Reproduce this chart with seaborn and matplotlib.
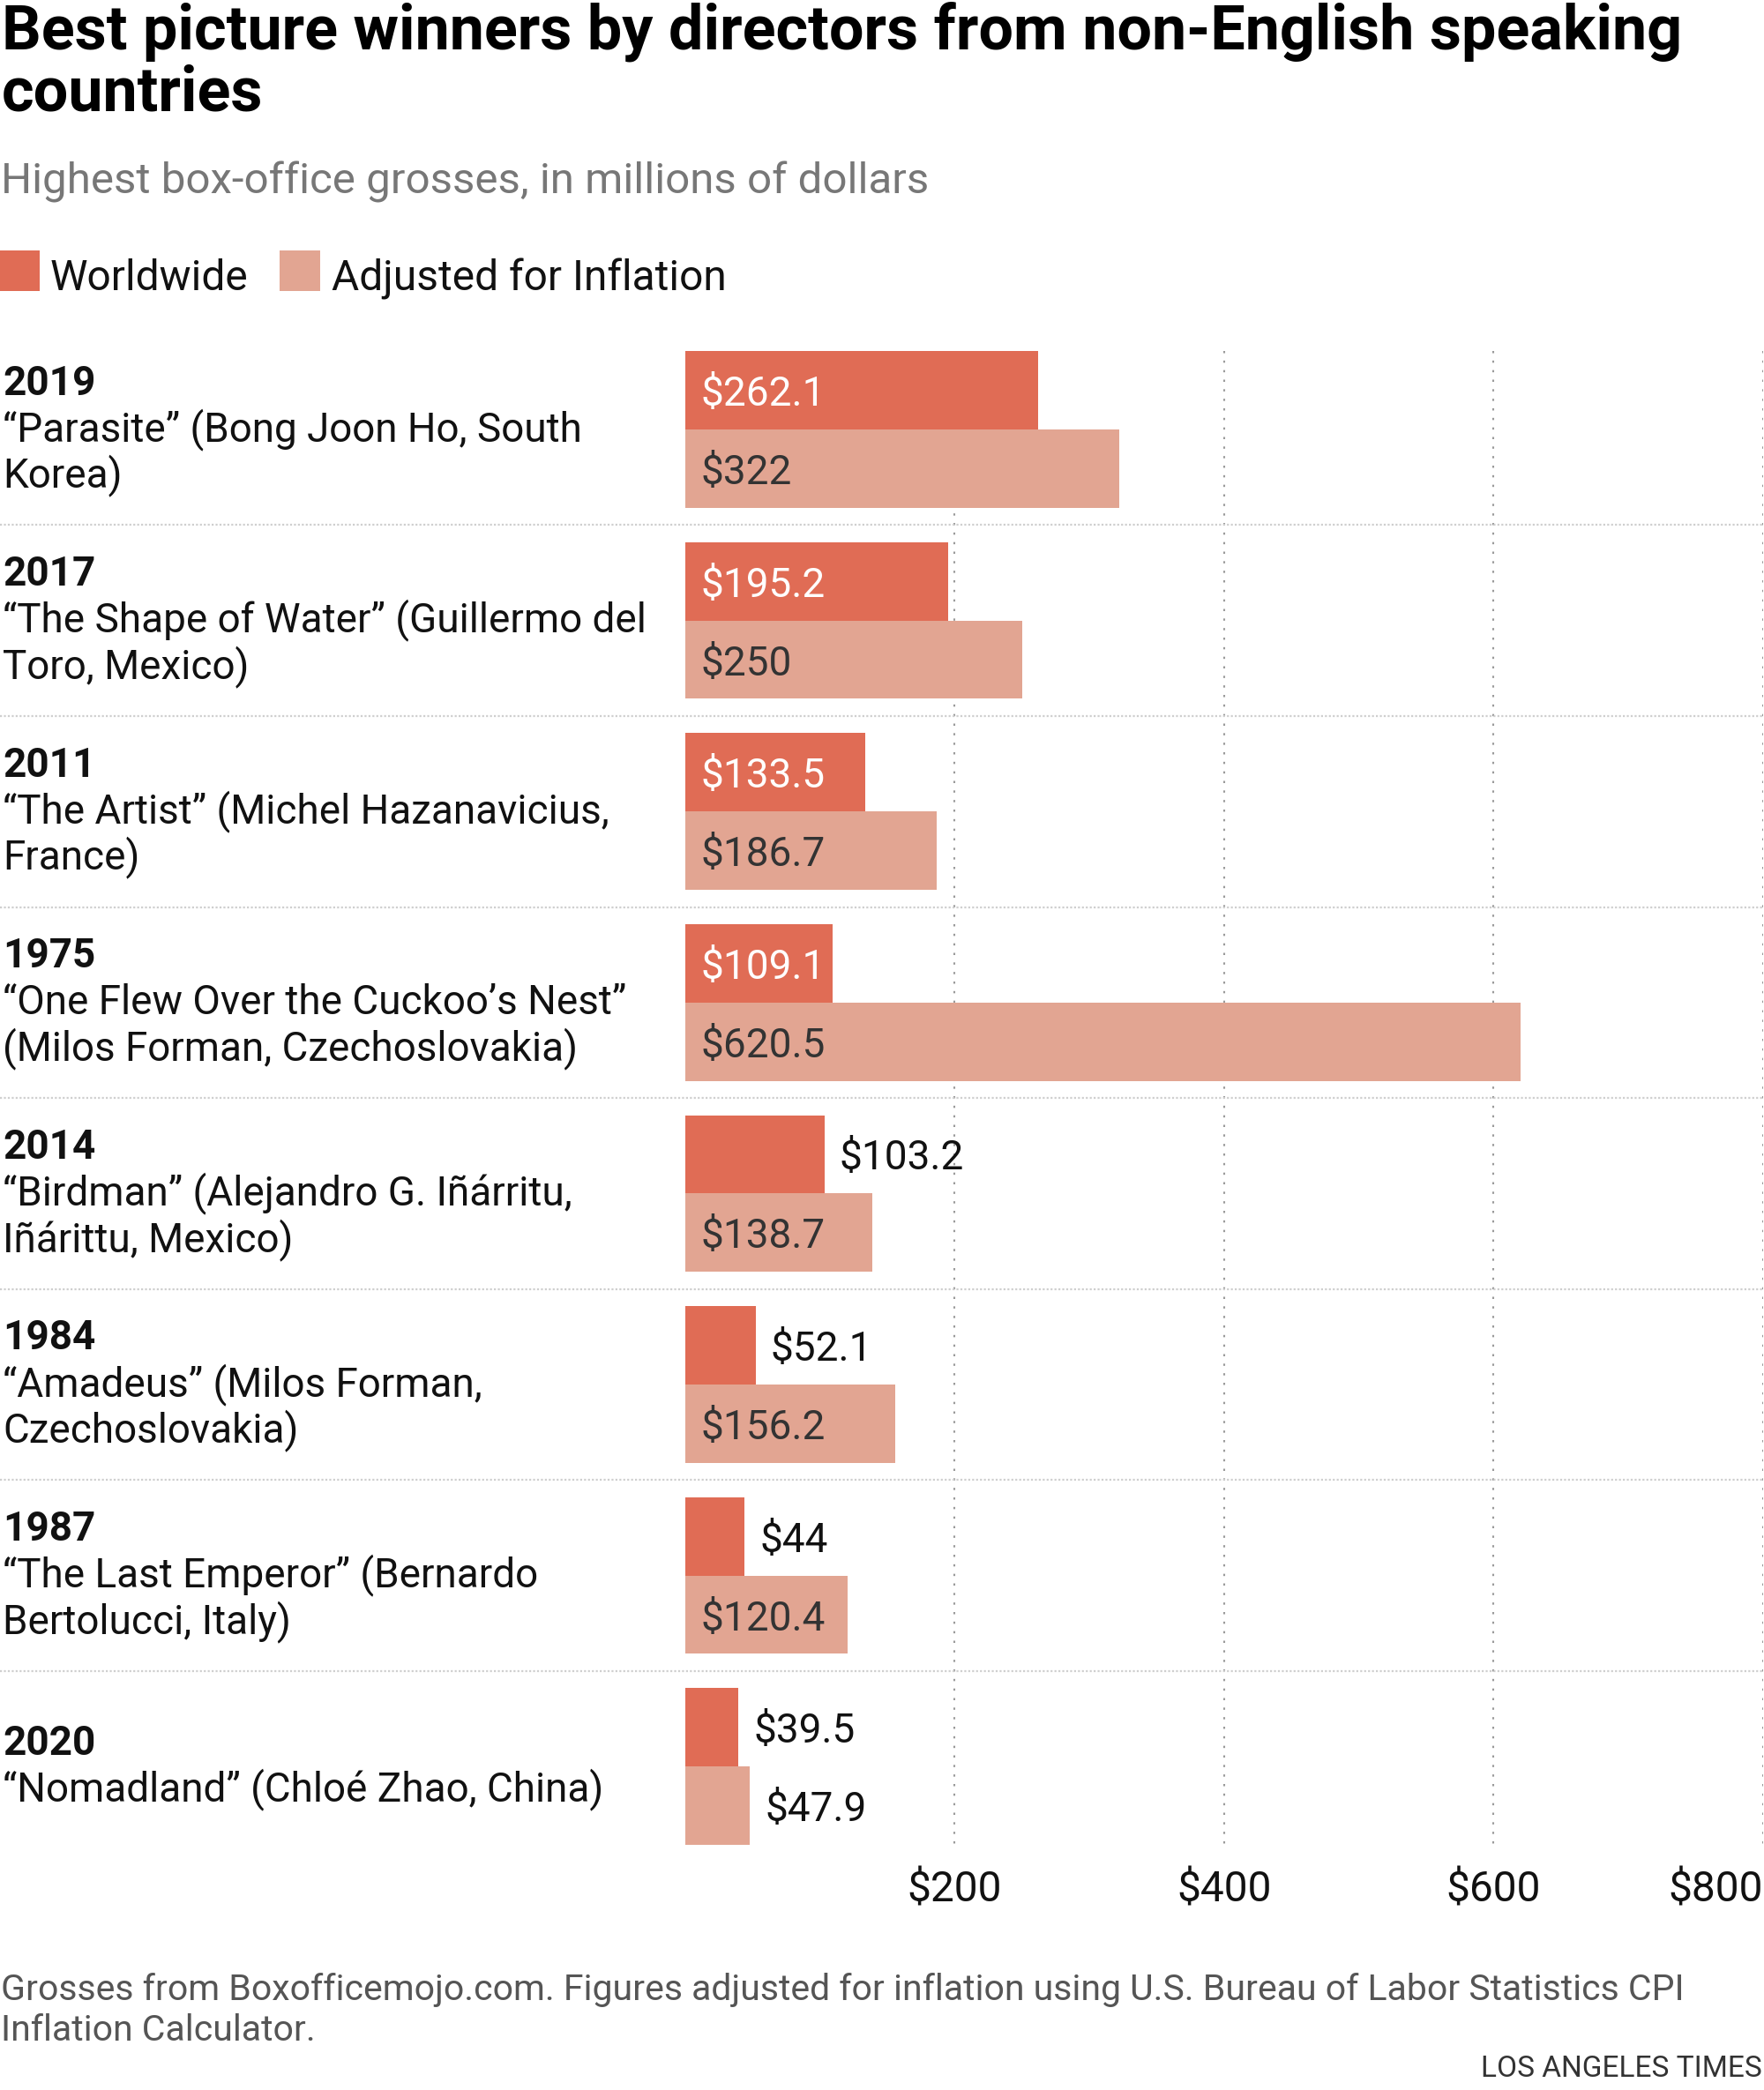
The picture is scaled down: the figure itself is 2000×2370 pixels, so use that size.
import matplotlib
matplotlib.use("Agg")
import matplotlib.pyplot as plt
from matplotlib.font_manager import FontProperties
from matplotlib.transforms import blended_transform_factory
from matplotlib.patches import Rectangle
import seaborn as sns
import pandas as pd

# ---------------- data ----------------
years = ["2019", "2017", "2011", "1975", "2014", "1984", "1987", "2020"]
descriptions = [
    ["\u201cParasite\u201d (Bong Joon Ho, South", "Korea)"],
    ["\u201cThe Shape of Water\u201d (Guillermo del", "Toro, Mexico)"],
    ["\u201cThe Artist\u201d (Michel Hazanavicius,", "France)"],
    ["\u201cOne Flew Over the Cuckoo\u2019s Nest\u201d", "(Milos Forman, Czechoslovakia)"],
    ["\u201cBirdman\u201d (Alejandro G. I\u00f1\u00e1rritu,", "I\u00f1\u00e1rittu, Mexico)"],
    ["\u201cAmadeus\u201d (Milos Forman,", "Czechoslovakia)"],
    ["\u201cThe Last Emperor\u201d (Bernardo", "Bertolucci, Italy)"],
    ["\u201cNomadland\u201d (Chlo\u00e9 Zhao, China)"],
]
worldwide = [262.1, 195.2, 133.5, 109.1, 103.2, 52.1, 44, 39.5]
adjusted = [322, 250, 186.7, 620.5, 138.7, 156.2, 120.4, 47.9]
series_names = ["Worldwide", "Adjusted for Inflation"]
x_ticks = [200, 400, 600, 800]
x_tick_labels = ["$200", "$400", "$600", "$800"]

title_lines = ["Best picture winners by directors from non-English speaking", "countries"]
subtitle = "Highest box-office grosses, in millions of dollars"
footer_lines = ["Grosses from Boxofficemojo.com. Figures adjusted for inflation using U.S. Bureau of Labor Statistics CPI",
                "Inflation Calculator."]
credit = "LOS ANGELES TIMES"

# ---------------- style ----------------
C_WORLD = "#E06C55"
C_ADJ = "#E2A592"

sns.set_theme(style="white")
plt.rcParams["font.family"] = ["Roboto", "DejaVu Sans"]


def FP(size, weight="normal"):
    return FontProperties(family=["Roboto", "DejaVu Sans"], weight=weight, size=size)


W, H = 2000, 2370
fig = plt.figure(figsize=(W / 100, H / 100), dpi=100)


def fx(px):
    return px / W


def fy(py):
    return 1 - py / H


# axes: x=0 at 777px, x=800 at 1998px ; row 0 center at 487px, pitch 216.6px
ROW_PX = 216.6
top_px = 487 - 0.5 * ROW_PX
bot_px = top_px + 8 * ROW_PX
ax = fig.add_axes([fx(777), fy(bot_px), fx(1998.5) - fx(777), (bot_px - top_px) / H])

df = pd.DataFrame({
    "film": years * 2,
    "value": worldwide + adjusted,
    "series": [series_names[0]] * len(years) + [series_names[1]] * len(years),
})

sns.barplot(data=df, x="value", y="film", hue="series", hue_order=series_names,
            order=years, orient="h", palette=[C_WORLD, C_ADJ], saturation=1,
            width=0.82, gap=0, dodge=True, legend=False, linewidth=0, ax=ax, zorder=3)

ax.set_xlim(0, 800)
ax.set_ylim(len(years) - 0.5, -0.5)
for s in ax.spines.values():
    s.set_visible(False)
ax.set_xlabel("")
ax.set_ylabel("")
ax.set_yticks([])
ax.grid(False)
ax.set_facecolor("none")

# vertical dotted gridlines spanning bar extent
ax.vlines(x_ticks, -0.41, len(years) - 1 + 0.41, colors="#9a9a9a", linewidth=1.5,
          linestyles=(0, (1.2, 4.0)), zorder=1)

# ticks
ax.set_xticks(x_ticks)
ax.set_xticklabels(x_tick_labels)
ax.tick_params(axis="x", length=0, pad=6.5, colors="#111111")
for i, lbl in enumerate(ax.get_xticklabels()):
    lbl.set_fontproperties(FP(34.5))
    lbl.set_color("#111111")
    if i == len(x_ticks) - 1:
        lbl.set_horizontalalignment("right")

# horizontal separators across full width
tr_fig_data = blended_transform_factory(fig.transFigure, ax.transData)
for i in range(len(years) - 1):
    ax.plot([0, 1], [i + 0.5, i + 0.5], transform=tr_fig_data, clip_on=False,
            color="#cfcfcf", linewidth=1.6, linestyle=(0, (1, 1)), zorder=1)

# value labels
for ci, cont in enumerate(ax.containers):
    for bar in cont:
        v = bar.get_width()
        yc = bar.get_y() + bar.get_height() / 2
        txt = f"${v:g}"
        if v >= 105:
            color = "white" if ci == 0 else "#333333"
            ax.annotate(txt, (0, yc), xytext=(12.5, 0), textcoords="offset points",
                        ha="left", va="center_baseline", color=color, fontproperties=FP(33), zorder=5)
        else:
            ax.annotate(txt, (v, yc), xytext=(12.5, 0), textcoords="offset points",
                        ha="left", va="center_baseline", color="#111111", fontproperties=FP(33), zorder=5)

# row labels (year bold + description)
LINE_PX = 52.5
for i, (yr, desc) in enumerate(zip(years, descriptions)):
    lines = [yr] + desc
    n = len(lines)
    for j, line in enumerate(lines):
        off_px = 13 + (j - (n - 1) / 2) * LINE_PX
        ax.text(0.0015, i + off_px / ROW_PX, line, transform=tr_fig_data, ha="left", va="baseline",
                fontproperties=FP(33, "bold" if j == 0 else "normal"), color="#111111", clip_on=False)

# title / subtitle
fig.text(fx(2), fy(56), title_lines[0], fontproperties=FP(50.5, "bold"), color="#000000", va="baseline")
fig.text(fx(2), fy(125), title_lines[1], fontproperties=FP(50.5, "bold"), color="#000000", va="baseline")
fig.text(fx(1), fy(219), subtitle, fontproperties=FP(35.5), color="#777777", va="baseline")

# legend
fig.add_artist(Rectangle((fx(0), fy(330)), fx(45), 46 / H, transform=fig.transFigure, color=C_WORLD, lw=0))
fig.text(fx(57), fy(329), series_names[0], fontproperties=FP(34.5), color="#111111", va="baseline")
fig.add_artist(Rectangle((fx(317), fy(330)), fx(46), 46 / H, transform=fig.transFigure, color=C_ADJ, lw=0))
fig.text(fx(376), fy(329), series_names[1], fontproperties=FP(34.5), color="#111111", va="baseline")

# footer
fig.text(fx(1), fy(2268), footer_lines[0], fontproperties=FP(29.5), color="#555555", va="baseline")
fig.text(fx(1), fy(2314), footer_lines[1], fontproperties=FP(29.5), color="#555555", va="baseline")
fig.text(fx(1998), fy(2355), credit, fontproperties=FP(24), color="#333333", va="baseline", ha="right")

fig.savefig("out.png", dpi=100)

============

TASK GOAL: Copy out all the data without changing anything, and drop the pictures.

EXPECTED OUTPUT:
Reproduce this chart with seaborn and matplotlib.
The picture is scaled down: the figure itself is 2000×2370 pixels, so use that size.
import matplotlib
matplotlib.use("Agg")
import matplotlib.pyplot as plt
from matplotlib.font_manager import FontProperties
from matplotlib.transforms import blended_transform_factory
from matplotlib.patches import Rectangle
import seaborn as sns
import pandas as pd

# ---------------- data ----------------
years = ["2019", "2017", "2011", "1975", "2014", "1984", "1987", "2020"]
descriptions = [
    ["\u201cParasite\u201d (Bong Joon Ho, South", "Korea)"],
    ["\u201cThe Shape of Water\u201d (Guillermo del", "Toro, Mexico)"],
    ["\u201cThe Artist\u201d (Michel Hazanavicius,", "France)"],
    ["\u201cOne Flew Over the Cuckoo\u2019s Nest\u201d", "(Milos Forman, Czechoslovakia)"],
    ["\u201cBirdman\u201d (Alejandro G. I\u00f1\u00e1rritu,", "I\u00f1\u00e1rittu, Mexico)"],
    ["\u201cAmadeus\u201d (Milos Forman,", "Czechoslovakia)"],
    ["\u201cThe Last Emperor\u201d (Bernardo", "Bertolucci, Italy)"],
    ["\u201cNomadland\u201d (Chlo\u00e9 Zhao, China)"],
]
worldwide = [262.1, 195.2, 133.5, 109.1, 103.2, 52.1, 44, 39.5]
adjusted = [322, 250, 186.7, 620.5, 138.7, 156.2, 120.4, 47.9]
series_names = ["Worldwide", "Adjusted for Inflation"]
x_ticks = [200, 400, 600, 800]
x_tick_labels = ["$200", "$400", "$600", "$800"]

title_lines = ["Best picture winners by directors from non-English speaking", "countries"]
subtitle = "Highest box-office grosses, in millions of dollars"
footer_lines = ["Grosses from Boxofficemojo.com. Figures adjusted for inflation using U.S. Bureau of Labor Statistics CPI",
                "Inflation Calculator."]
credit = "LOS ANGELES TIMES"

# ---------------- style ----------------
C_WORLD = "#E06C55"
C_ADJ = "#E2A592"

sns.set_theme(style="white")
plt.rcParams["font.family"] = ["Roboto", "DejaVu Sans"]


def FP(size, weight="normal"):
    return FontProperties(family=["Roboto", "DejaVu Sans"], weight=weight, size=size)


W, H = 2000, 2370
fig = plt.figure(figsize=(W / 100, H / 100), dpi=100)


def fx(px):
    return px / W


def fy(py):
    return 1 - py / H


# axes: x=0 at 777px, x=800 at 1998px ; row 0 center at 487px, pitch 216.6px
ROW_PX = 216.6
top_px = 487 - 0.5 * ROW_PX
bot_px = top_px + 8 * ROW_PX
ax = fig.add_axes([fx(777), fy(bot_px), fx(1998.5) - fx(777), (bot_px - top_px) / H])

df = pd.DataFrame({
    "film": years * 2,
    "value": worldwide + adjusted,
    "series": [series_names[0]] * len(years) + [series_names[1]] * len(years),
})

sns.barplot(data=df, x="value", y="film", hue="series", hue_order=series_names,
            order=years, orient="h", palette=[C_WORLD, C_ADJ], saturation=1,
            width=0.82, gap=0, dodge=True, legend=False, linewidth=0, ax=ax, zorder=3)

ax.set_xlim(0, 800)
ax.set_ylim(len(years) - 0.5, -0.5)
for s in ax.spines.values():
    s.set_visible(False)
ax.set_xlabel("")
ax.set_ylabel("")
ax.set_yticks([])
ax.grid(False)
ax.set_facecolor("none")

# vertical dotted gridlines spanning bar extent
ax.vlines(x_ticks, -0.41, len(years) - 1 + 0.41, colors="#9a9a9a", linewidth=1.5,
          linestyles=(0, (1.2, 4.0)), zorder=1)

# ticks
ax.set_xticks(x_ticks)
ax.set_xticklabels(x_tick_labels)
ax.tick_params(axis="x", length=0, pad=6.5, colors="#111111")
for i, lbl in enumerate(ax.get_xticklabels()):
    lbl.set_fontproperties(FP(34.5))
    lbl.set_color("#111111")
    if i == len(x_ticks) - 1:
        lbl.set_horizontalalignment("right")

# horizontal separators across full width
tr_fig_data = blended_transform_factory(fig.transFigure, ax.transData)
for i in range(len(years) - 1):
    ax.plot([0, 1], [i + 0.5, i + 0.5], transform=tr_fig_data, clip_on=False,
            color="#cfcfcf", linewidth=1.6, linestyle=(0, (1, 1)), zorder=1)

# value labels
for ci, cont in enumerate(ax.containers):
    for bar in cont:
        v = bar.get_width()
        yc = bar.get_y() + bar.get_height() / 2
        txt = f"${v:g}"
        if v >= 105:
            color = "white" if ci == 0 else "#333333"
            ax.annotate(txt, (0, yc), xytext=(12.5, 0), textcoords="offset points",
                        ha="left", va="center_baseline", color=color, fontproperties=FP(33), zorder=5)
        else:
            ax.annotate(txt, (v, yc), xytext=(12.5, 0), textcoords="offset points",
                        ha="left", va="center_baseline", color="#111111", fontproperties=FP(33), zorder=5)

# row labels (year bold + description)
LINE_PX = 52.5
for i, (yr, desc) in enumerate(zip(years, descriptions)):
    lines = [yr] + desc
    n = len(lines)
    for j, line in enumerate(lines):
        off_px = 13 + (j - (n - 1) / 2) * LINE_PX
        ax.text(0.0015, i + off_px / ROW_PX, line, transform=tr_fig_data, ha="left", va="baseline",
                fontproperties=FP(33, "bold" if j == 0 else "normal"), color="#111111", clip_on=False)

# title / subtitle
fig.text(fx(2), fy(56), title_lines[0], fontproperties=FP(50.5, "bold"), color="#000000", va="baseline")
fig.text(fx(2), fy(125), title_lines[1], fontproperties=FP(50.5, "bold"), color="#000000", va="baseline")
fig.text(fx(1), fy(219), subtitle, fontproperties=FP(35.5), color="#777777", va="baseline")

# legend
fig.add_artist(Rectangle((fx(0), fy(330)), fx(45), 46 / H, transform=fig.transFigure, color=C_WORLD, lw=0))
fig.text(fx(57), fy(329), series_names[0], fontproperties=FP(34.5), color="#111111", va="baseline")
fig.add_artist(Rectangle((fx(317), fy(330)), fx(46), 46 / H, transform=fig.transFigure, color=C_ADJ, lw=0))
fig.text(fx(376), fy(329), series_names[1], fontproperties=FP(34.5), color="#111111", va="baseline")

# footer
fig.text(fx(1), fy(2268), footer_lines[0], fontproperties=FP(29.5), color="#555555", va="baseline")
fig.text(fx(1), fy(2314), footer_lines[1], fontproperties=FP(29.5), color="#555555", va="baseline")
fig.text(fx(1998), fy(2355), credit, fontproperties=FP(24), color="#333333", va="baseline", ha="right")

fig.savefig("out.png", dpi=100)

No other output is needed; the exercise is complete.